Last April, Thom Yorke and Nigel Godrich of Atoms For Peace/Radiohead fame had some touching relationship advice for teenage girls, now the pair have some far more scathing advice for music streaming service Spotify and what they see as a business model that pays artists “fuck all.”
The Atoms For Peace album Amok and its spiritual predecessor, Thom Yorke’s solo debut The Eraser, along with the self-titled debut from Godrich’s band, Ultraísta, were all pulled from the popular streaming service in protest, as Pitchfork reports.
Though all three are available for streaming on the Australian version of Spotify (for the time being), Godrich explained the (international) removal of the music in a series of tweets:
The reason is that new artists get paid fuck all with this model.. It's an equation that just doesn't work
— nigel godrich (@nigelgod) July 14, 2013
Thom Yorke backed up his long-term producer, collaborator, and Atoms For Peace bandmate in the Spotify boycott; the Radiohead frontman writing:
Make no mistake new artists you discover on #Spotify will no get paid. meanwhile shareholders will shortly being rolling in it. Simples.
— Thom Yorke (@thomyorke) July 14, 2013
“The music industry is being taken over by the back door… and if we don’t try and make it fair for new music producers and artists… then the art will suffer. Make no mistake. These are all the same old industry bods trying to get a stranglehold on the delivery system…
The numbers don’t even add up for Spotify yet… But it’s not about that… It’s about establishing the model which will be extremely valuable. Meanwhile small labels and new artists can’t even keep their lights on. It’s just not right. Plus people are scared to speak up or not take part as they are told they will lose invaluable exposure if they don’t play ball.

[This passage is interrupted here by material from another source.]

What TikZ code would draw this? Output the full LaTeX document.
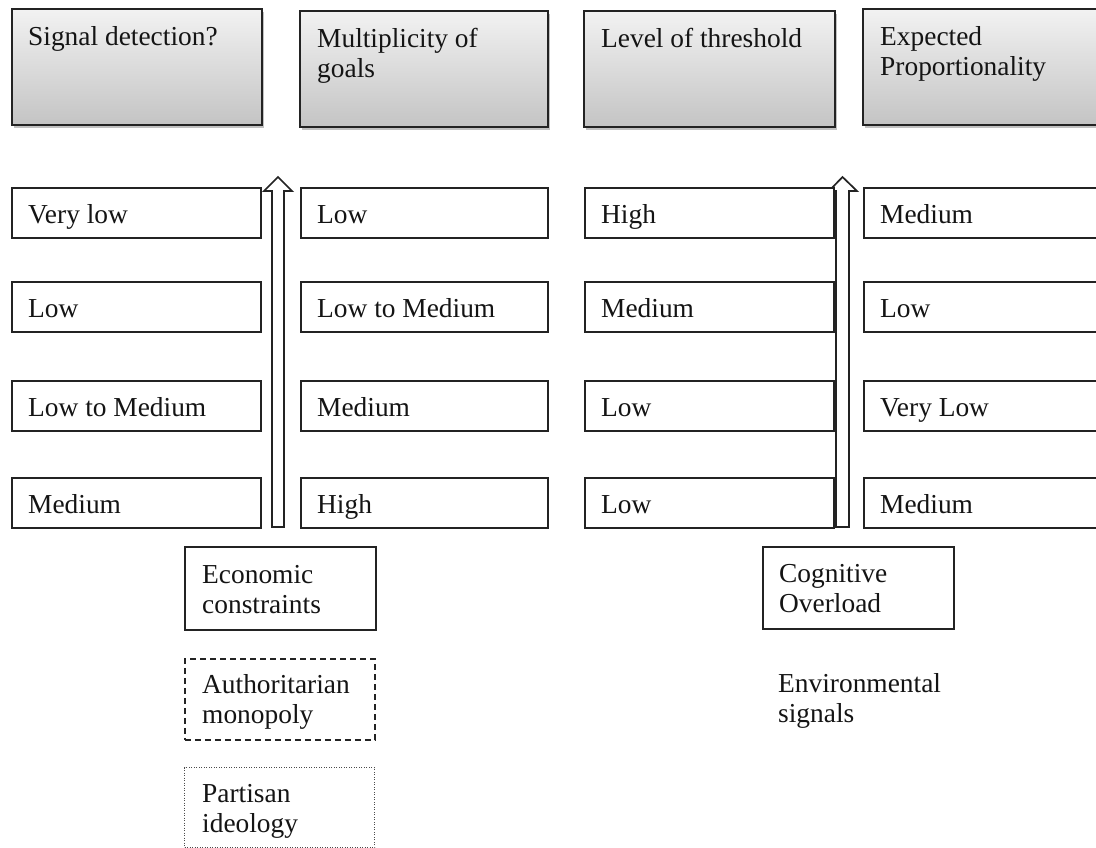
\documentclass[tikz,border=0pt]{standalone}
\usepackage{fontspec}
\setmainfont{Liberation Serif}
\usetikzlibrary{shadows}
\definecolor{edge}{RGB}{35,35,35}
\definecolor{htop}{RGB}{242,242,242}
\definecolor{hbot}{RGB}{196,196,196}
\tikzset{
  hdrbox/.style={draw=edge, line width=1.7bp, anchor=north west, inner sep=0,
    minimum width=250bp, minimum height=116bp, top color=htop, bottom color=hbot,
    drop shadow={shadow xshift=2.5bp, shadow yshift=-3bp, opacity=0.4, fill=black!60}},
  valbox/.style={draw=edge, line width=1.7bp, anchor=north west, inner sep=0,
    minimum width=249bp, minimum height=50bp, fill=white},
  factbox/.style={draw=edge, line width=1.7bp, anchor=north west, inner sep=0,
    minimum width=191bp, minimum height=83bp},
  lbl/.style={anchor=base west, inner sep=0, font=\fontsize{27.5}{30}\selectfont, align=left, text=black!92},
  blockarrow/.style={draw=edge, line width=1.7bp, fill=white, line join=miter},
}
\begin{document}
\begin{tikzpicture}[x=1bp, y=-1bp]
\clip (0,0) rectangle (1096,848);
\fill[white] (0,0) rectangle (1096,848);

% header boxes
\node[hdrbox] (h1) at (11,8) {};
\node[hdrbox, minimum width=248bp] (h2) at (299,10) {};
\node[hdrbox, minimum width=251bp] (h3) at (583,10) {};
\node[hdrbox] (h4) at (862,8) {};
\node[lbl] (th1) at ([xshift=17bp, yshift=-37bp]h1.north west) {Signal detection?};
\node[lbl] (th2) at ([xshift=18bp, yshift=-67bp]h2.north west) {Multiplicity of\\goals};
\node[lbl] (th3) at ([xshift=18bp, yshift=-37bp]h3.north west) {Level of threshold};
\node[lbl] (th4) at ([xshift=18bp, yshift=-67bp]h4.north west) {Expected\\Proportionality};

% block arrows
\draw[blockarrow] (272,527) -- (272,191) -- (264,191) -- (278,177) -- (292,191) -- (284,191) -- (284,527) -- cycle;
\draw[blockarrow] (836,527) -- (836,191) -- (829,191) -- (842.5,177) -- (857,191) -- (849,191) -- (849,527) -- cycle;

% value boxes: columns
\foreach \c/\x/\w in {1/11/249, 2/300/247, 3/584/249, 4/863/249} {
  \foreach \r/\y in {1/187, 2/281, 3/380, 4/477} {
    \node[valbox, minimum width=\w bp] (v\c\r) at (\x,\y) {};
  }
}
% column 1
\node[lbl] at ([xshift=17bp, yshift=-36bp]v11.north west) {Very low};
\node[lbl] at ([xshift=17bp, yshift=-36bp]v12.north west) {Low};
\node[lbl] at ([xshift=17bp, yshift=-36bp]v13.north west) {Low to Medium};
\node[lbl] at ([xshift=17bp, yshift=-36bp]v14.north west) {Medium};
% column 2
\node[lbl] at ([xshift=17bp, yshift=-36bp]v21.north west) {Low};
\node[lbl] at ([xshift=17bp, yshift=-36bp]v22.north west) {Low to Medium};
\node[lbl] at ([xshift=17bp, yshift=-36bp]v23.north west) {Medium};
\node[lbl] at ([xshift=17bp, yshift=-36bp]v24.north west) {High};
% column 3
\node[lbl] at ([xshift=17bp, yshift=-36bp]v31.north west) {High};
\node[lbl] at ([xshift=17bp, yshift=-36bp]v32.north west) {Medium};
\node[lbl] at ([xshift=17bp, yshift=-36bp]v33.north west) {Low};
\node[lbl] at ([xshift=17bp, yshift=-36bp]v34.north west) {Low};
% column 4
\node[lbl] at ([xshift=17bp, yshift=-36bp]v41.north west) {Medium};
\node[lbl] at ([xshift=17bp, yshift=-36bp]v42.north west) {Low};
\node[lbl] at ([xshift=17bp, yshift=-36bp]v43.north west) {Very Low};
\node[lbl] at ([xshift=17bp, yshift=-36bp]v44.north west) {Medium};

% factor boxes
\node[factbox] (econ) at (184,546) {};
\node[lbl] at ([xshift=18bp, yshift=-67bp]econ.north west) {Economic\\constraints};
\node[factbox, minimum width=190bp, minimum height=81bp, dash pattern=on 6bp off 4bp, line width=1.5bp] (auth) at (184,658) {};
\node[lbl] at ([xshift=18bp, yshift=-65bp]auth.north west) {Authoritarian\\monopoly};
\node[factbox, minimum width=190bp, minimum height=80bp, dash pattern=on 1bp off 1.5bp, line width=1.1bp, draw=black!70] (part) at (184,767) {};
\node[lbl] at ([xshift=18bp, yshift=-65bp]part.north west) {Partisan\\ideology};

\node[factbox, minimum height=82bp] (cog) at (762,546) {};
\node[lbl] at ([xshift=17bp, yshift=-66bp]cog.north west) {Cognitive\\Overload};
\node[lbl] (env) at (778,722) {Environmental\\signals};
\end{tikzpicture}
\end{document}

The long-term producer and member laments that the streaming service business model suits artists with a back catalogue or established career, but “cannot work as a way of supporting new artists work.” Continuing to write:
Pink Floyd’s catalogue has already generated billions of dollars for someone (not necessarily the band) so now putting it on a streaming site makes total sense. But if people had been listening to Spotify instead of buying records in 1973… I doubt very much if [Dark Side of the Moon] would have been made… It would just be too expensive.”
Speaking of Pink Floyd, the British music legends similarly took issue with the poor royalty rates of streaming services, part of a collegiate of musicians united in slamming internet radio platform Pandora in an open letter over their low payment policies. Joining Pink Floyd and now Atoms For Peace in taking music streaming services to task is US-based songwriter and Cracker frontman, David Lowery, who recently revealed the pittance he received to the number of streams of his music.
According to Lowery, for over one million plays of Cracker’s song ‘Low’, as songwriter all he got paid was a measly $16.89. To be fair, Lowery only owns 40% of the song but even then Pandora would only have paid $42.23 for the right to play the song one million times to its users.
Pandora isn’t alone when it comes to alarmingly low royalty cheques either. Lowery’s song got played 116,260 times on Spotify for which he received $12.05, and 152,900 times on Youtube, for which he received $1.95.